I really don’t see an easy solution for the emotional labor in a family, other than talking honestly about what it is to be shared.

In my case, after many years of marriage, my husband and I have realized that we both have a different set of skills that are useful in the management of our house in different ways. He is the handy man, the one who will fix broken things, build, landscape, deal with all aspects of our financial life, etc. I am the manager of the daily tasks and I am very good at looking at the big picture of our routine and defining what has to be prioritized, how and when.

As far as cooking, for example, we are comfortable with sharing 70% to 30%. I like to cook, so I do more. Whoever is not having a good day, physically, gets to do less.
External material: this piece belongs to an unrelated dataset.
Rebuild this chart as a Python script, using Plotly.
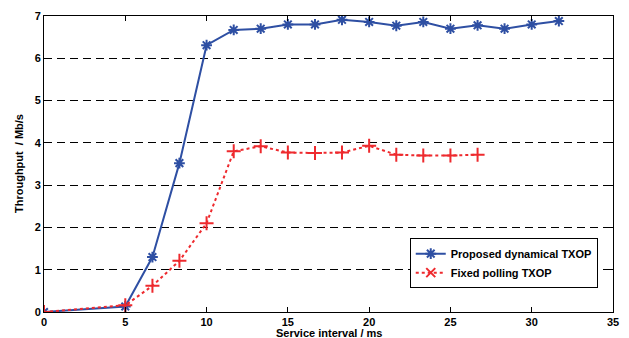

I look after our 3 dogs by myself, during the days that he is away working, so when he comes back, he is the one who does the duty.

It hasn’t been always this way, it took us many years, several misunderstandings and some fights to be where we are. Two adults should be mature enough to find a clear and healthy path on sharing their daily tasks together and with the whole family. Emotional Labor is real but should be shared.

At this point in our Western society, women will have to lead the way in having the conversations that will make life easier and nicer for everyone, setting the ground work for future generations.